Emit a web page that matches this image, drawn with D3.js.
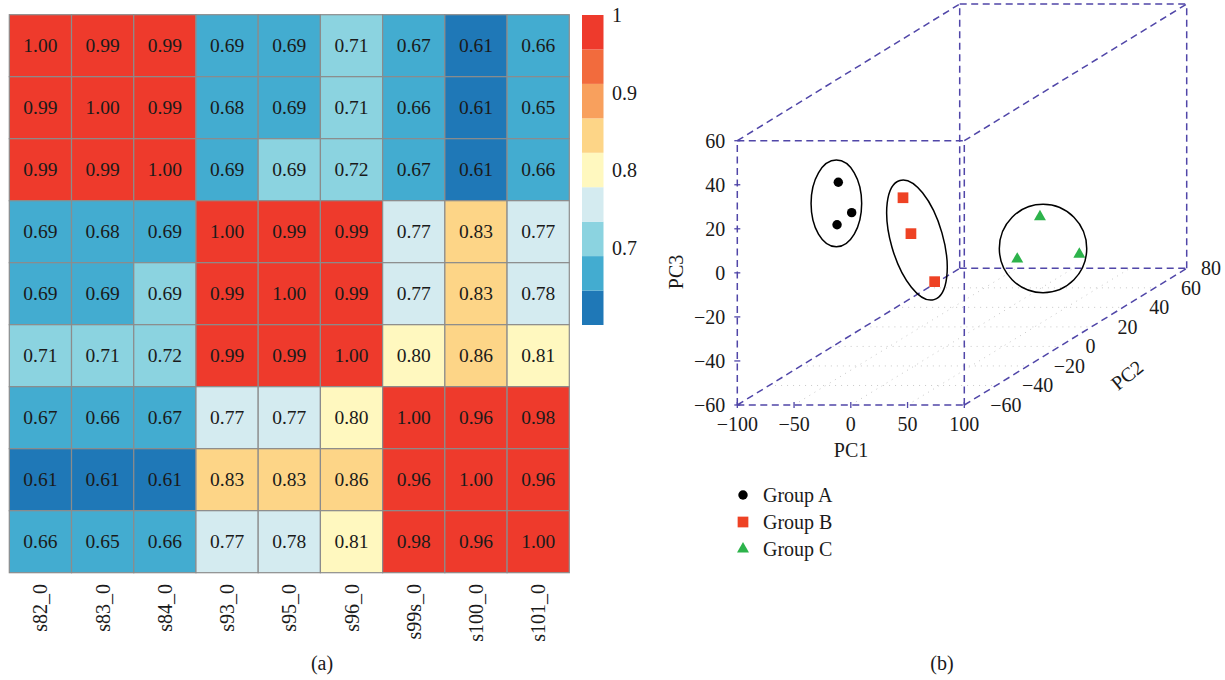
<!DOCTYPE html>
<html>
<head>
<meta charset="utf-8">
<script src="https://cdn.jsdelivr.net/npm/d3@7/dist/d3.min.js"></script>
<style>
  html, body { margin: 0; padding: 0; background: #fff; }
  svg { display: block; }
  text { font-family: "Liberation Serif", "DejaVu Serif", serif; fill: #1a1a1a; }
</style>
</head>
<body>
<svg id="chart" width="1225" height="680"></svg>
<script>
// ---------------- DATA ----------------
const samples = ["s82_0","s83_0","s84_0","s93_0","s95_0","s96_0","s99s_0","s100_0","s101_0"];
const corr = [
  [1.00,0.99,0.99,0.688,0.688,0.71,0.67,0.61,0.66],
  [0.99,1.00,0.99,0.68,0.688,0.71,0.66,0.61,0.65],
  [0.99,0.99,1.00,0.688,0.691,0.72,0.67,0.61,0.66],
  [0.688,0.68,0.688,1.00,0.99,0.99,0.77,0.83,0.77],
  [0.688,0.688,0.691,0.99,1.00,0.99,0.77,0.83,0.776],
  [0.71,0.71,0.72,0.99,0.99,1.00,0.80,0.86,0.81],
  [0.67,0.66,0.67,0.77,0.77,0.80,1.00,0.96,0.98],
  [0.61,0.61,0.61,0.83,0.83,0.86,0.96,1.00,0.96],
  [0.66,0.65,0.66,0.77,0.776,0.81,0.98,0.96,1.00]
];
const colorDomain = [0.6, 1.0];
const binColors = ["#1f78b7","#43acd0","#8bd3e0","#d4ebf0","#fff8bf","#fdd587","#f8a05d","#f26b3d","#ee3a2c"];
const colorbarTicks = [0.7, 0.8, 0.9, 1];

const groups = ["Group A","Group B","Group C"];
const groupColors = ["#000000","#ee4224","#2db34b"];
const pc1 = [-67.0,-55.2,-68.1,   4.0, 11.0, 31.9,   12.7, -7.3, 47.4];
const pc2 = [-20,-20,-20,         -30,-30,-30,         50, 50, 50];
const pc3 = [23.4, 9.6, 4.1,      20.8, 4.5,-17.3,    -23.3,-42.5,-40.3];
const pointGroup = [0,0,0, 1,1,1, 2,2,2];
// ellipse centres in data units
const ellPC1 = [-68.7, 16.3, 15.4];
const ellPC2 = [-20, -30, 50];
const ellPC3 = [13.8, 1.6, -37.7];

const pc1Ticks = [-100,-50,0,50,100];
const pc2Ticks = [-60,-40,-20,0,20,40,60,80];
const pc3Ticks = [-60,-40,-20,0,20,40,60];

// ---------------- SETUP ----------------
const svg = d3.select("#chart");
const fmt2 = d3.format(".2f");

// ---------------- HEATMAP ----------------
const xB = d3.scaleBand().domain(samples).range([9.3, 569.3]);
const yB = d3.scaleBand().domain(samples).range([14.7, 572.7]);
const color = d3.scaleQuantize().domain(colorDomain).range(binColors);

const cells = [];
corr.forEach((row, i) => row.forEach((v, j) => cells.push({r: samples[i], c: samples[j], v})));

const hm = svg.append("g");
hm.selectAll("rect").data(cells).join("rect")
  .attr("x", d => xB(d.c)).attr("y", d => yB(d.r))
  .attr("width", xB.bandwidth()).attr("height", yB.bandwidth())
  .attr("fill", d => color(d.v))
  .attr("stroke", "#8c8c8c").attr("stroke-width", 1.2);
hm.selectAll("text.val").data(cells).join("text").attr("class","val")
  .attr("x", d => xB(d.c) + xB.bandwidth()/2)
  .attr("y", d => yB(d.r) + yB.bandwidth()/2)
  .attr("text-anchor","middle").attr("dominant-baseline","central")
  .style("font-size","19.5px")
  .text(d => fmt2(d.v));

// x labels
hm.selectAll("text.xl").data(samples).join("text").attr("class","xl")
  .attr("transform", d => `translate(${xB(d) + xB.bandwidth()/2 + 7},584) rotate(-90)`)
  .attr("text-anchor","end")
  .style("font-size","20px")
  .text(d => d);

// colorbar
const cbY = d3.scaleLinear().domain(colorDomain).range([325, 15]);
const thresholds = [colorDomain[0], ...color.thresholds(), colorDomain[1]];
const cb = svg.append("g");
cb.selectAll("rect").data(binColors).join("rect")
  .attr("x", 582).attr("width", 21.5)
  .attr("y", (d,i) => cbY(thresholds[i+1]))
  .attr("height", (d,i) => cbY(thresholds[i]) - cbY(thresholds[i+1]))
  .attr("fill", d => d);
cb.selectAll("text").data(colorbarTicks).join("text")
  .attr("x", 612).attr("y", d => cbY(d))
  .attr("dominant-baseline","central")
  .style("font-size","20px")
  .text(d => d === 1 ? "1" : d3.format(".1f")(d));

svg.append("text").attr("x", 322).attr("y", 663)
  .attr("text-anchor","middle").attr("dominant-baseline","central")
  .style("font-size","20px").text("(a)");

// ---------------- 3D PCA ----------------
const sx = d3.scaleLinear().domain([-100,100]).range([737.3, 964.3]);
const sz = d3.scaleLinear().domain([-60,60]).range([405, 140.7]);
const dX = d3.scaleLinear().domain([-60,80]).range([0, 222.4]);
const dY = d3.scaleLinear().domain([-60,80]).range([0, -136.7]);
const proj = (x, y, z) => [sx(x) + dX(y), sz(z) + dY(y)];

const g3 = svg.append("g");
const line = d3.line();
const boxColor = "#5046a8";

// floor grid (z = -60)
const floor = g3.append("g").attr("stroke","#c8c8c8").attr("stroke-width",1).attr("stroke-dasharray","1,5").attr("fill","none");
pc2Ticks.slice(1, -1).forEach(t => {
  floor.append("path").attr("d", line([proj(-100,t,-60), proj(100,t,-60)]));
});
pc1Ticks.slice(1, -1).forEach(t => {
  floor.append("path").attr("d", line([proj(t,-60,-60), proj(t,80,-60)]));
});

// box edges
const X = [-100,100], Y = [-60,80], Z = [-60,60];
const edges = [];
Y.forEach(y => Z.forEach(z => edges.push([proj(X[0],y,z), proj(X[1],y,z)])));
Y.forEach(y => X.forEach(x => edges.push([proj(x,y,Z[0]), proj(x,y,Z[1])])));
X.forEach(x => Z.forEach(z => edges.push([proj(x,Y[0],z), proj(x,Y[1],z)])));
g3.append("g").selectAll("path").data(edges).join("path")
  .attr("d", d => line(d))
  .attr("fill","none").attr("stroke", boxColor).attr("stroke-width",1.5)
  .attr("stroke-dasharray","7,4.5");

// ticks
const tk = g3.append("g").attr("stroke", boxColor).attr("stroke-width",1.3);
pc3Ticks.forEach(t => { const p = proj(-100,-60,t); tk.append("line").attr("x1",p[0]-3).attr("x2",p[0]+3).attr("y1",p[1]).attr("y2",p[1]); });
pc1Ticks.forEach(t => { const p = proj(t,-60,-60); tk.append("line").attr("x1",p[0]).attr("x2",p[0]).attr("y1",p[1]-3).attr("y2",p[1]+3); });

const fmtT = d3.format("d");
// PC3 tick labels
g3.append("g").selectAll("text").data(pc3Ticks).join("text")
  .attr("x", d => proj(-100,-60,d)[0] - 12).attr("y", d => proj(-100,-60,d)[1])
  .attr("text-anchor","end").attr("dominant-baseline","central")
  .style("font-size","20px").text(d => fmtT(d));
// PC1 tick labels
g3.append("g").selectAll("text").data(pc1Ticks).join("text")
  .attr("x", d => proj(d,-60,-60)[0]).attr("y", d => proj(d,-60,-60)[1] + 19)
  .attr("text-anchor","middle").attr("dominant-baseline","central")
  .style("font-size","20px").text(d => fmtT(d));
// PC2 tick labels
g3.append("g").selectAll("text").data(pc2Ticks).join("text")
  .attr("x", d => Math.min(proj(100,d,-60)[0] + 26, 1221 - fmtT(d).length * 10))
  .attr("y", d => proj(100,d,-60)[1])
  .attr("text-anchor","start").attr("dominant-baseline","central")
  .style("font-size","20px").text(d => fmtT(d));

// axis titles
g3.append("text").attr("x", 851).attr("y", 450)
  .attr("text-anchor","middle").attr("dominant-baseline","central")
  .style("font-size","20px").text("PC1");
g3.append("text").attr("transform","translate(683,272) rotate(-90)")
  .attr("text-anchor","middle")
  .style("font-size","20px").text("PC3");
g3.append("text").attr("transform","translate(1127,375) rotate(-39)")
  .attr("text-anchor","middle").attr("dominant-baseline","central")
  .style("font-size","20px").text("PC2");

// group ellipses
const ellRx = [25.3, 26, 43.7], ellRy = [43.3, 62, 44.2], ellRot = [0, -16, 0];
g3.append("g").selectAll("ellipse").data(groups).join("ellipse")
  .attr("transform", (d,i) => { const p = proj(ellPC1[i], ellPC2[i], ellPC3[i]); return `translate(${p[0]},${p[1]}) rotate(${ellRot[i]})`; })
  .attr("rx", (d,i) => ellRx[i]).attr("ry", (d,i) => ellRy[i])
  .attr("fill","none").attr("stroke","#000").attr("stroke-width",1.5);

// points
const symbols = [d3.symbolCircle, d3.symbolSquare, d3.symbolTriangle];
const symSizes = [70, 115, 62];
const pts = pc1.map((v,i) => ({x: v, y: pc2[i], z: pc3[i], g: pointGroup[i]}));
g3.append("g").selectAll("path").data(pts).join("path")
  .attr("transform", d => { const p = proj(d.x, d.y, d.z); return `translate(${p[0]},${p[1]})`; })
  .attr("d", d => d3.symbol().type(symbols[d.g]).size(symSizes[d.g])())
  .attr("fill", d => groupColors[d.g]);

// legend
const lg = svg.append("g").attr("transform","translate(743,495)");
const lgY = d3.scaleBand().domain(groups).range([0, 81]);
groups.forEach((gname, i) => {
  const yy = i * 27;
  lg.append("path").attr("transform", `translate(0,${yy})`)
    .attr("d", d3.symbol().type(symbols[i]).size(symSizes[i])())
    .attr("fill", groupColors[i]);
  lg.append("text").attr("x", 20).attr("y", yy)
    .attr("dominant-baseline","central")
    .style("font-size","20px").text(gname);
});

svg.append("text").attr("x", 942).attr("y", 663)
  .attr("text-anchor","middle").attr("dominant-baseline","central")
  .style("font-size","20px").text("(b)");
</script>
</body>
</html>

What is asked: Output exactly the span of lines from the top of the listing through the line holding "const pc3Ticks = [-60,-40,-20,0,20,40,60];", and leave every picture out.

Answer to the task:
Emit a web page that matches this image, drawn with D3.js.
<!DOCTYPE html>
<html>
<head>
<meta charset="utf-8">
<script src="https://cdn.jsdelivr.net/npm/d3@7/dist/d3.min.js"></script>
<style>
  html, body { margin: 0; padding: 0; background: #fff; }
  svg { display: block; }
  text { font-family: "Liberation Serif", "DejaVu Serif", serif; fill: #1a1a1a; }
</style>
</head>
<body>
<svg id="chart" width="1225" height="680"></svg>
<script>
// ---------------- DATA ----------------
const samples = ["s82_0","s83_0","s84_0","s93_0","s95_0","s96_0","s99s_0","s100_0","s101_0"];
const corr = [
  [1.00,0.99,0.99,0.688,0.688,0.71,0.67,0.61,0.66],
  [0.99,1.00,0.99,0.68,0.688,0.71,0.66,0.61,0.65],
  [0.99,0.99,1.00,0.688,0.691,0.72,0.67,0.61,0.66],
  [0.688,0.68,0.688,1.00,0.99,0.99,0.77,0.83,0.77],
  [0.688,0.688,0.691,0.99,1.00,0.99,0.77,0.83,0.776],
  [0.71,0.71,0.72,0.99,0.99,1.00,0.80,0.86,0.81],
  [0.67,0.66,0.67,0.77,0.77,0.80,1.00,0.96,0.98],
  [0.61,0.61,0.61,0.83,0.83,0.86,0.96,1.00,0.96],
  [0.66,0.65,0.66,0.77,0.776,0.81,0.98,0.96,1.00]
];
const colorDomain = [0.6, 1.0];
const binColors = ["#1f78b7","#43acd0","#8bd3e0","#d4ebf0","#fff8bf","#fdd587","#f8a05d","#f26b3d","#ee3a2c"];
const colorbarTicks = [0.7, 0.8, 0.9, 1];

const groups = ["Group A","Group B","Group C"];
const groupColors = ["#000000","#ee4224","#2db34b"];
const pc1 = [-67.0,-55.2,-68.1,   4.0, 11.0, 31.9,   12.7, -7.3, 47.4];
const pc2 = [-20,-20,-20,         -30,-30,-30,         50, 50, 50];
const pc3 = [23.4, 9.6, 4.1,      20.8, 4.5,-17.3,    -23.3,-42.5,-40.3];
const pointGroup = [0,0,0, 1,1,1, 2,2,2];
// ellipse centres in data units
const ellPC1 = [-68.7, 16.3, 15.4];
const ellPC2 = [-20, -30, 50];
const ellPC3 = [13.8, 1.6, -37.7];

const pc1Ticks = [-100,-50,0,50,100];
const pc2Ticks = [-60,-40,-20,0,20,40,60,80];
const pc3Ticks = [-60,-40,-20,0,20,40,60];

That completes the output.